Back
News

Judge slams “nit-picking” car park appeal

A leading planning judge has warned potential claimants to “think long and hard” before bringing “legalistic and nit-picking” planning challenges to court.

The comments were made by Sullivan J as he rejected moves to obtain permission for additional staff car parking on a site in Newton Abbot.

Excalibur Management Services Ltd had sought to quash an inspectors decision backing Carrick District Councils refusal of planning permission for the scheme. The inspector held that the development would have a significant effect upon the rural location, and would be likely to have adverse consequences on the health of adjoining trees, resulting in additional harm to the character and appearance of the countryside.

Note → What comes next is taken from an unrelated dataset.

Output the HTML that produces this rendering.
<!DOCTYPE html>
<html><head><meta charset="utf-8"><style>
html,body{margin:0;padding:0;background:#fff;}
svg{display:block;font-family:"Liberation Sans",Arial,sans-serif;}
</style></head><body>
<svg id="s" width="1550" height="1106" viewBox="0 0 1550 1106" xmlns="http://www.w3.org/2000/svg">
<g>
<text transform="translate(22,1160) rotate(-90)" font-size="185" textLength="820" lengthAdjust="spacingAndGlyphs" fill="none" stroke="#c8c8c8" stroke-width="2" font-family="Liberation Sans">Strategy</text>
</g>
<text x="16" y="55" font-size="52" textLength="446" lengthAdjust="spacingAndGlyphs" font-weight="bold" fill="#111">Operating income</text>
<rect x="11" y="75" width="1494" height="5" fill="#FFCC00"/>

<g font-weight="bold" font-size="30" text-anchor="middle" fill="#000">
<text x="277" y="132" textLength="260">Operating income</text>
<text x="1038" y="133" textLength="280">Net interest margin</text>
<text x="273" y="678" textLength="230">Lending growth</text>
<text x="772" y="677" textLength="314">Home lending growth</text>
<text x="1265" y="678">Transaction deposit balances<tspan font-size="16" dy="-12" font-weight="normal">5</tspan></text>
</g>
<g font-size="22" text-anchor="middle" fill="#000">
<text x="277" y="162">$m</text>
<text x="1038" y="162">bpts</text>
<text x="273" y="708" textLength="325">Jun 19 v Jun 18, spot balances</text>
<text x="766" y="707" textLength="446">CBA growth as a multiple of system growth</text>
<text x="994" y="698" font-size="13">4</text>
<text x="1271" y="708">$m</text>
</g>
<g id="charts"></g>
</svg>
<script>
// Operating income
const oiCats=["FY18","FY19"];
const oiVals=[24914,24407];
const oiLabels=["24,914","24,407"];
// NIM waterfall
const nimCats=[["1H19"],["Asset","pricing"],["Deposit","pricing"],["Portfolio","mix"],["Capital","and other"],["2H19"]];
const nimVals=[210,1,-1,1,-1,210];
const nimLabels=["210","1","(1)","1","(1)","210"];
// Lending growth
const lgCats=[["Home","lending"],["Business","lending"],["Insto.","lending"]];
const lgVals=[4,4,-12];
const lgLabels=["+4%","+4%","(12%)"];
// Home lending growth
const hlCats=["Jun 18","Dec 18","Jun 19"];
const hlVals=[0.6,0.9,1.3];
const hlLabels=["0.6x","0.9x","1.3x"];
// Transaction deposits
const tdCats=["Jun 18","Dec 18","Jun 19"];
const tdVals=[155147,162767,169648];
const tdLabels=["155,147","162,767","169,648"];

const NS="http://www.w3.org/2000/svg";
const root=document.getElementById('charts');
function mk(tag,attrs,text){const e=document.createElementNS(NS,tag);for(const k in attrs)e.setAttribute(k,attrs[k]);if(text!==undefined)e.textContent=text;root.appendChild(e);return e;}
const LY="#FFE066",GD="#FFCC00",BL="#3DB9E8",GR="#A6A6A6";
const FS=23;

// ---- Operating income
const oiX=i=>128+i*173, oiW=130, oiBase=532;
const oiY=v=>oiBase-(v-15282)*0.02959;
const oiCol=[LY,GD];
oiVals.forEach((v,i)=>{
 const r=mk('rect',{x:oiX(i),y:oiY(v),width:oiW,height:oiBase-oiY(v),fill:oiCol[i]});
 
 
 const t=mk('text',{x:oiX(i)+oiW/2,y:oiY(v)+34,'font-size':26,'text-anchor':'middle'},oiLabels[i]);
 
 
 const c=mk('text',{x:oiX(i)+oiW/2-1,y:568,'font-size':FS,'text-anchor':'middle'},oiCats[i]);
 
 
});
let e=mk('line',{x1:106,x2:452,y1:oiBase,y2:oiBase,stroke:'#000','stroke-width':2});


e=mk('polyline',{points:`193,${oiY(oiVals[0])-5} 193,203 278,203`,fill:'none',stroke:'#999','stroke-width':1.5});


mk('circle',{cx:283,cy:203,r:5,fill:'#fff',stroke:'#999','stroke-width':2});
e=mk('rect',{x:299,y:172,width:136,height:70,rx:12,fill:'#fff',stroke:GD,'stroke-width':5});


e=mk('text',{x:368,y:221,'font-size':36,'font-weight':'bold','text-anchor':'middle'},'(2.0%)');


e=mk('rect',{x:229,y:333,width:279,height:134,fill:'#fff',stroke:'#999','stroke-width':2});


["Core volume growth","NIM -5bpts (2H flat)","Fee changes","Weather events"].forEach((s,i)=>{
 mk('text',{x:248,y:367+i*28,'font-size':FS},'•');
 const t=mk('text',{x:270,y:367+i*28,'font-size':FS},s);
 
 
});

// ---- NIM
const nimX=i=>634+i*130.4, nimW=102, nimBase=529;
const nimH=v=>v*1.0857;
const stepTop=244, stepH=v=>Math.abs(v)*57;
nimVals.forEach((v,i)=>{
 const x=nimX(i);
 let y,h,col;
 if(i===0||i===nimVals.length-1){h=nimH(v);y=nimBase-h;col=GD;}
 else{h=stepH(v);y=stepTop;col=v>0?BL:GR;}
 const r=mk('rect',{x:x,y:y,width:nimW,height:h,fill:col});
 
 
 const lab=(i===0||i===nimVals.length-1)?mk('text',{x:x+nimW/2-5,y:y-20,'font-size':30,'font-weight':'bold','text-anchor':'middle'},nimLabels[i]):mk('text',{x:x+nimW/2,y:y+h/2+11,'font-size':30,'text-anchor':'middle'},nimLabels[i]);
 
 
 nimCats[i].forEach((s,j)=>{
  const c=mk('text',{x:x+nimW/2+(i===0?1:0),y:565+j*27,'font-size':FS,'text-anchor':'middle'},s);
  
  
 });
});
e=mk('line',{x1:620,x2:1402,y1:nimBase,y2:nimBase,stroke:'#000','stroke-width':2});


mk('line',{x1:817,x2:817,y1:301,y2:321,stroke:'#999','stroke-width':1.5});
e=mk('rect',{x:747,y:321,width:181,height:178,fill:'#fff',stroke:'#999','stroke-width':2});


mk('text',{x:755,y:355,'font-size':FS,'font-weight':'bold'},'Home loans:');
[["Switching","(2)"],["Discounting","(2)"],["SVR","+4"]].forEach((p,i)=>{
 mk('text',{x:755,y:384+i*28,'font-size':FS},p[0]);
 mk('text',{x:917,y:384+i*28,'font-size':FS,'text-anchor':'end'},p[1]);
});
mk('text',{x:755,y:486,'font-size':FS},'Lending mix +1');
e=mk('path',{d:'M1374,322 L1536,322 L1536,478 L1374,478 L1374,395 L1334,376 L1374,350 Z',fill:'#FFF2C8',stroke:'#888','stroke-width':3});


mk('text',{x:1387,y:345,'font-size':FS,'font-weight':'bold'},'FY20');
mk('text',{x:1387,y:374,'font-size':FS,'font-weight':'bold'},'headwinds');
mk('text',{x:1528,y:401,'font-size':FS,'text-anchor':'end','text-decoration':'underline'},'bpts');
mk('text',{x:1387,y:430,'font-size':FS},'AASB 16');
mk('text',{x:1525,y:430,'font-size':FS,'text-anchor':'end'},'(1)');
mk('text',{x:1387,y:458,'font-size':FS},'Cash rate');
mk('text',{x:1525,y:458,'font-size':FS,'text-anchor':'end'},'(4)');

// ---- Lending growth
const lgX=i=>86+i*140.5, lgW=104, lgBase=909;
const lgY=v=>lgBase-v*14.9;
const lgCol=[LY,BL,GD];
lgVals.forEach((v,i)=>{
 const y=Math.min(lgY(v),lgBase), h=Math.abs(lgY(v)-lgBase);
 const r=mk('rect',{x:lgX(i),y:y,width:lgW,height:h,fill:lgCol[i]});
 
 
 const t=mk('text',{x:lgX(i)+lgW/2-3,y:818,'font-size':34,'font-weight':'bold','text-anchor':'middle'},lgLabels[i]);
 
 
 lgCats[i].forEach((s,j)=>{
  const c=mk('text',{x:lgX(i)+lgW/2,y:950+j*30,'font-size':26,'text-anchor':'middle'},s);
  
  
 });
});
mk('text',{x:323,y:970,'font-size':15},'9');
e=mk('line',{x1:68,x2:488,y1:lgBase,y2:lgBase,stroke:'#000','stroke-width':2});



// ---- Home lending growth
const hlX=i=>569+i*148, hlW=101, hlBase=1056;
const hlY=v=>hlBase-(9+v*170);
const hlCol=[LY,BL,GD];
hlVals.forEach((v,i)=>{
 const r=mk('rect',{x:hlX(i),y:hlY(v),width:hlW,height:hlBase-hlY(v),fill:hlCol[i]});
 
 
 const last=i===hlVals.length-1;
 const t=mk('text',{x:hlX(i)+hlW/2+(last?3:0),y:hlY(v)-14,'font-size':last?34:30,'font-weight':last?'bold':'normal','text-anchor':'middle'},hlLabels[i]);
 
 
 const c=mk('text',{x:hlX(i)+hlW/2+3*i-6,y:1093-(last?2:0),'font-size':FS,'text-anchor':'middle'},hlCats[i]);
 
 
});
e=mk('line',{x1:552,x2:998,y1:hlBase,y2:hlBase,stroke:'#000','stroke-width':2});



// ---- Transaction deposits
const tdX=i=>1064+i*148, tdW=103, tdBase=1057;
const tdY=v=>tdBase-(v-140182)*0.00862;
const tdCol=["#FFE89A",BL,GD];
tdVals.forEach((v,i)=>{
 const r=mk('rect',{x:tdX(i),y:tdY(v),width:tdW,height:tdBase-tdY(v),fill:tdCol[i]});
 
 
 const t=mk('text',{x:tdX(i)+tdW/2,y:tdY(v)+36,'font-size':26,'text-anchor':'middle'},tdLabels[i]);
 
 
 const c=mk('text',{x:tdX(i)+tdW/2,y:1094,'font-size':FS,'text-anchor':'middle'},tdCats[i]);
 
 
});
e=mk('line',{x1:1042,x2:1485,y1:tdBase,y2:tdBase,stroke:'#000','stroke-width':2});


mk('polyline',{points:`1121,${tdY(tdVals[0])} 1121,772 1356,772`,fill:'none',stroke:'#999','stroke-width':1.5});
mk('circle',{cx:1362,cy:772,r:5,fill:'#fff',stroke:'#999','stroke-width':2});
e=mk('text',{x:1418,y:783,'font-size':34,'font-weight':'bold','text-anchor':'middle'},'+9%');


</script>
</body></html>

Excalibur challenged that decision on a number of grounds, but all were rejected by Sullivan J. The judge said: “This is yet another example of a legalistic and nit-picking approach to a decision letter that is perfectly plain on the merits.”

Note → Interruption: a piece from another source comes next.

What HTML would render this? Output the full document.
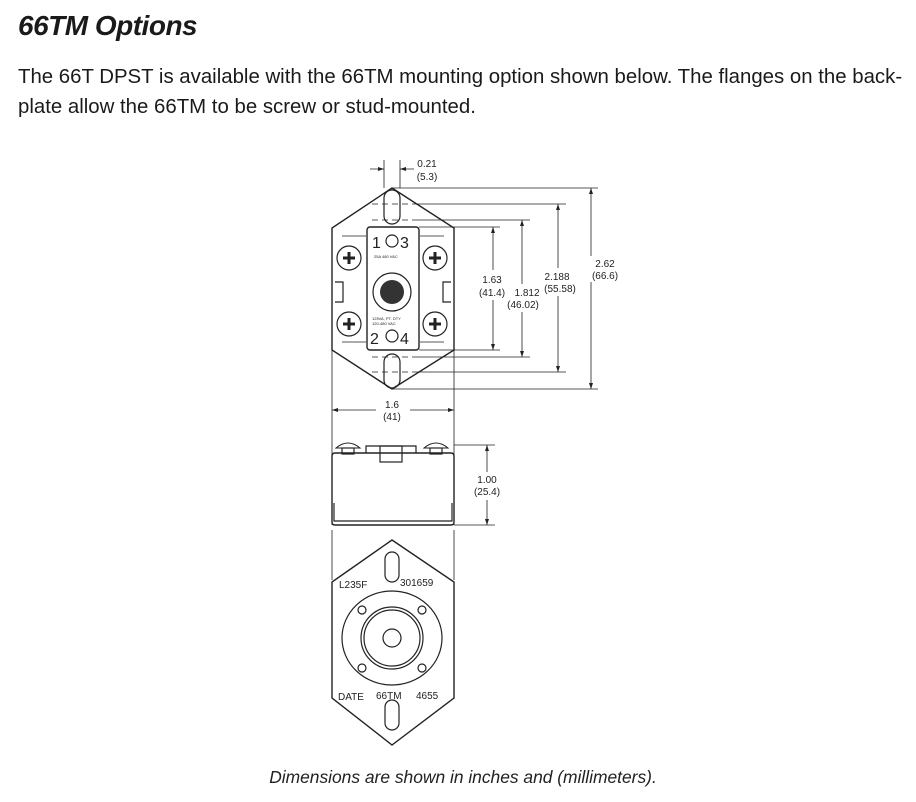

He ruled that applicants seeking to challenge an inspector’s decision should always stand back and consider the letter as a whole, and ask whether there was something odd about the decision.

If the answer was that there was nothing odd, then, he said, “as in this case, the applicant should think long and hard about mounting a challenge”.

He said that inspectors were not required to rehearse every scrap of reasoning in their decision letters, and were not obliged to repeat in each paragraph the points that they had made in the preceding paragraphs. Any other result, he said, “would lead to decision letters of inordinate length”.

Excalibur Management Services Ltd v Secretary of State for Transport, Local Government and the Regions and another Queen’s Bench Division: Administrative Court (Sullivan J) 21 October 2002.

Martin Edwards (instructed by Ralph & Co, of Newquay) appeared for the claimant; James Strachan (instructed by the Treasury Solicitor) appeared for the first defendant; the second defendants, Carrick District Council, did not appear and were not represented.